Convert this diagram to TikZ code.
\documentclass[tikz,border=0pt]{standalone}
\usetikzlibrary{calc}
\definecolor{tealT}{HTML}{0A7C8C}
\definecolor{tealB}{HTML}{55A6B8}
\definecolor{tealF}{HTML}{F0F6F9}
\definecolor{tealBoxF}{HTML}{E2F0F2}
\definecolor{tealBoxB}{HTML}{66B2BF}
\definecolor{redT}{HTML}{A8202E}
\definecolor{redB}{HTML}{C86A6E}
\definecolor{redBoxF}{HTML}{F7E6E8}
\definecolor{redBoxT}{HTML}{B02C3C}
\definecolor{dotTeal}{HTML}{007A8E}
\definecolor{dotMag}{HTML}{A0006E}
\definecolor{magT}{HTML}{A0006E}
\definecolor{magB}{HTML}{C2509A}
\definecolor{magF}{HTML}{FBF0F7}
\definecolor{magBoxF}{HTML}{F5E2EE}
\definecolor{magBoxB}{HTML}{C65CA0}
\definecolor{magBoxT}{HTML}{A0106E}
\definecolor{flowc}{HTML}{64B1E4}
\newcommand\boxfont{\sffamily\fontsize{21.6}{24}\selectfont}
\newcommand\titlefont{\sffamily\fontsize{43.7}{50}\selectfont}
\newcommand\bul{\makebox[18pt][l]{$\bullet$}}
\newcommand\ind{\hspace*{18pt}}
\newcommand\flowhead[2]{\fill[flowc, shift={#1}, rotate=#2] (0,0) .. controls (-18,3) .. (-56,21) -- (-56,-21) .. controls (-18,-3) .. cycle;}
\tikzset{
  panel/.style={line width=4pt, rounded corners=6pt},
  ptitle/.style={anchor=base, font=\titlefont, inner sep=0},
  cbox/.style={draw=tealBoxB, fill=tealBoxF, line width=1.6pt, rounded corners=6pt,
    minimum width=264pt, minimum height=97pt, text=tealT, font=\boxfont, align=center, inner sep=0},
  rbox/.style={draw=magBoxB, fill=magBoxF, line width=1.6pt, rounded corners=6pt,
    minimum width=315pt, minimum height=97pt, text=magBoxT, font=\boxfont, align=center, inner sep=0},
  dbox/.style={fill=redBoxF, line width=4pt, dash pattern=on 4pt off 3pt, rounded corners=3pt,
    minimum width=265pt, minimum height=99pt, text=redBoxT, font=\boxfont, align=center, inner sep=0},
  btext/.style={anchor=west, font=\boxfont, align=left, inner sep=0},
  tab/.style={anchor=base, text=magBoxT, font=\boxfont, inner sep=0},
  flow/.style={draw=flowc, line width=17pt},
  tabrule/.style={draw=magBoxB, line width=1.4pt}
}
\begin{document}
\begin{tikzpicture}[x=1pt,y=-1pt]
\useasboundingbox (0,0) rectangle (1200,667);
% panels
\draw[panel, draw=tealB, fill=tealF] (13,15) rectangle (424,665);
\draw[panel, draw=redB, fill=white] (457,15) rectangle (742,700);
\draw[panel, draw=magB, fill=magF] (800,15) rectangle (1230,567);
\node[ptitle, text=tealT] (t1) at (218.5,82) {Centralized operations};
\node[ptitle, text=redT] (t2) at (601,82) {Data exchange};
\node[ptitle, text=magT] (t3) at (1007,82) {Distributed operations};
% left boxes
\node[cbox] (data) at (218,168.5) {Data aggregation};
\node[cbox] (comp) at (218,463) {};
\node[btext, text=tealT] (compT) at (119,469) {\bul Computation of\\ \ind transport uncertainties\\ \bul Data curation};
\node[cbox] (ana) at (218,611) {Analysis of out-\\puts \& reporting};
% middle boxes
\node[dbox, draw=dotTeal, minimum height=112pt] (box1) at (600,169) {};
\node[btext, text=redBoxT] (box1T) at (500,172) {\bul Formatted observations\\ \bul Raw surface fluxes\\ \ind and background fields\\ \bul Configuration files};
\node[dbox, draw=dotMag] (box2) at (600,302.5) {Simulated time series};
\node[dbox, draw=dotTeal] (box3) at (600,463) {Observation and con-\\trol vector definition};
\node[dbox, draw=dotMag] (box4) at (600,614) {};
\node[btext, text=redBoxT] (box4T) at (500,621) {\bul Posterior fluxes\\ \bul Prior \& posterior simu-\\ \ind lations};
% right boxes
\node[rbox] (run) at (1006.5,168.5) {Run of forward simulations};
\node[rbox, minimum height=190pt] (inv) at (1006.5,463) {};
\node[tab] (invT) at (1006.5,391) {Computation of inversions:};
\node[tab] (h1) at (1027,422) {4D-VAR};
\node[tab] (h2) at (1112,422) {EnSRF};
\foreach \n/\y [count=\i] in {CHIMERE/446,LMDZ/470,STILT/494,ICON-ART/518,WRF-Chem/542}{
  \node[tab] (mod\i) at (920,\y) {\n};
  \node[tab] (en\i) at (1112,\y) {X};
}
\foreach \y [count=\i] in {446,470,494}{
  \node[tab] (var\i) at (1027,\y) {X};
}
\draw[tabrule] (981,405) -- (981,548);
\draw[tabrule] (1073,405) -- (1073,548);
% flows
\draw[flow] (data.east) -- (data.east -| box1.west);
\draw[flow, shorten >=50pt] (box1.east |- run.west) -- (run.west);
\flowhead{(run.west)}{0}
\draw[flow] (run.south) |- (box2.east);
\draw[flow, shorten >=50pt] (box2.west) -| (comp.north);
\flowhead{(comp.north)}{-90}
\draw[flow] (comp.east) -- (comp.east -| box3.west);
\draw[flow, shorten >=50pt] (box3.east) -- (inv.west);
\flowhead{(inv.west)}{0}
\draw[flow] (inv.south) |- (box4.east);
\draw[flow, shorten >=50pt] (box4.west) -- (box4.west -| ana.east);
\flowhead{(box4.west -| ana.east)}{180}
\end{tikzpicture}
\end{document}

*Requirements*
Output the full listing exactly as it stands.

*Written answer*
Convert this diagram to TikZ code.
\documentclass[tikz,border=0pt]{standalone}
\usetikzlibrary{calc}
\definecolor{tealT}{HTML}{0A7C8C}
\definecolor{tealB}{HTML}{55A6B8}
\definecolor{tealF}{HTML}{F0F6F9}
\definecolor{tealBoxF}{HTML}{E2F0F2}
\definecolor{tealBoxB}{HTML}{66B2BF}
\definecolor{redT}{HTML}{A8202E}
\definecolor{redB}{HTML}{C86A6E}
\definecolor{redBoxF}{HTML}{F7E6E8}
\definecolor{redBoxT}{HTML}{B02C3C}
\definecolor{dotTeal}{HTML}{007A8E}
\definecolor{dotMag}{HTML}{A0006E}
\definecolor{magT}{HTML}{A0006E}
\definecolor{magB}{HTML}{C2509A}
\definecolor{magF}{HTML}{FBF0F7}
\definecolor{magBoxF}{HTML}{F5E2EE}
\definecolor{magBoxB}{HTML}{C65CA0}
\definecolor{magBoxT}{HTML}{A0106E}
\definecolor{flowc}{HTML}{64B1E4}
\newcommand\boxfont{\sffamily\fontsize{21.6}{24}\selectfont}
\newcommand\titlefont{\sffamily\fontsize{43.7}{50}\selectfont}
\newcommand\bul{\makebox[18pt][l]{$\bullet$}}
\newcommand\ind{\hspace*{18pt}}
\newcommand\flowhead[2]{\fill[flowc, shift={#1}, rotate=#2] (0,0) .. controls (-18,3) .. (-56,21) -- (-56,-21) .. controls (-18,-3) .. cycle;}
\tikzset{
  panel/.style={line width=4pt, rounded corners=6pt},
  ptitle/.style={anchor=base, font=\titlefont, inner sep=0},
  cbox/.style={draw=tealBoxB, fill=tealBoxF, line width=1.6pt, rounded corners=6pt,
    minimum width=264pt, minimum height=97pt, text=tealT, font=\boxfont, align=center, inner sep=0},
  rbox/.style={draw=magBoxB, fill=magBoxF, line width=1.6pt, rounded corners=6pt,
    minimum width=315pt, minimum height=97pt, text=magBoxT, font=\boxfont, align=center, inner sep=0},
  dbox/.style={fill=redBoxF, line width=4pt, dash pattern=on 4pt off 3pt, rounded corners=3pt,
    minimum width=265pt, minimum height=99pt, text=redBoxT, font=\boxfont, align=center, inner sep=0},
  btext/.style={anchor=west, font=\boxfont, align=left, inner sep=0},
  tab/.style={anchor=base, text=magBoxT, font=\boxfont, inner sep=0},
  flow/.style={draw=flowc, line width=17pt},
  tabrule/.style={draw=magBoxB, line width=1.4pt}
}
\begin{document}
\begin{tikzpicture}[x=1pt,y=-1pt]
\useasboundingbox (0,0) rectangle (1200,667);
% panels
\draw[panel, draw=tealB, fill=tealF] (13,15) rectangle (424,665);
\draw[panel, draw=redB, fill=white] (457,15) rectangle (742,700);
\draw[panel, draw=magB, fill=magF] (800,15) rectangle (1230,567);
\node[ptitle, text=tealT] (t1) at (218.5,82) {Centralized operations};
\node[ptitle, text=redT] (t2) at (601,82) {Data exchange};
\node[ptitle, text=magT] (t3) at (1007,82) {Distributed operations};
% left boxes
\node[cbox] (data) at (218,168.5) {Data aggregation};
\node[cbox] (comp) at (218,463) {};
\node[btext, text=tealT] (compT) at (119,469) {\bul Computation of\\ \ind transport uncertainties\\ \bul Data curation};
\node[cbox] (ana) at (218,611) {Analysis of out-\\puts \& reporting};
% middle boxes
\node[dbox, draw=dotTeal, minimum height=112pt] (box1) at (600,169) {};
\node[btext, text=redBoxT] (box1T) at (500,172) {\bul Formatted observations\\ \bul Raw surface fluxes\\ \ind and background fields\\ \bul Configuration files};
\node[dbox, draw=dotMag] (box2) at (600,302.5) {Simulated time series};
\node[dbox, draw=dotTeal] (box3) at (600,463) {Observation and con-\\trol vector definition};
\node[dbox, draw=dotMag] (box4) at (600,614) {};
\node[btext, text=redBoxT] (box4T) at (500,621) {\bul Posterior fluxes\\ \bul Prior \& posterior simu-\\ \ind lations};
% right boxes
\node[rbox] (run) at (1006.5,168.5) {Run of forward simulations};
\node[rbox, minimum height=190pt] (inv) at (1006.5,463) {};
\node[tab] (invT) at (1006.5,391) {Computation of inversions:};
\node[tab] (h1) at (1027,422) {4D-VAR};
\node[tab] (h2) at (1112,422) {EnSRF};
\foreach \n/\y [count=\i] in {CHIMERE/446,LMDZ/470,STILT/494,ICON-ART/518,WRF-Chem/542}{
  \node[tab] (mod\i) at (920,\y) {\n};
  \node[tab] (en\i) at (1112,\y) {X};
}
\foreach \y [count=\i] in {446,470,494}{
  \node[tab] (var\i) at (1027,\y) {X};
}
\draw[tabrule] (981,405) -- (981,548);
\draw[tabrule] (1073,405) -- (1073,548);
% flows
\draw[flow] (data.east) -- (data.east -| box1.west);
\draw[flow, shorten >=50pt] (box1.east |- run.west) -- (run.west);
\flowhead{(run.west)}{0}
\draw[flow] (run.south) |- (box2.east);
\draw[flow, shorten >=50pt] (box2.west) -| (comp.north);
\flowhead{(comp.north)}{-90}
\draw[flow] (comp.east) -- (comp.east -| box3.west);
\draw[flow, shorten >=50pt] (box3.east) -- (inv.west);
\flowhead{(inv.west)}{0}
\draw[flow] (inv.south) |- (box4.east);
\draw[flow, shorten >=50pt] (box4.west) -- (box4.west -| ana.east);
\flowhead{(box4.west -| ana.east)}{180}
\end{tikzpicture}
\end{document}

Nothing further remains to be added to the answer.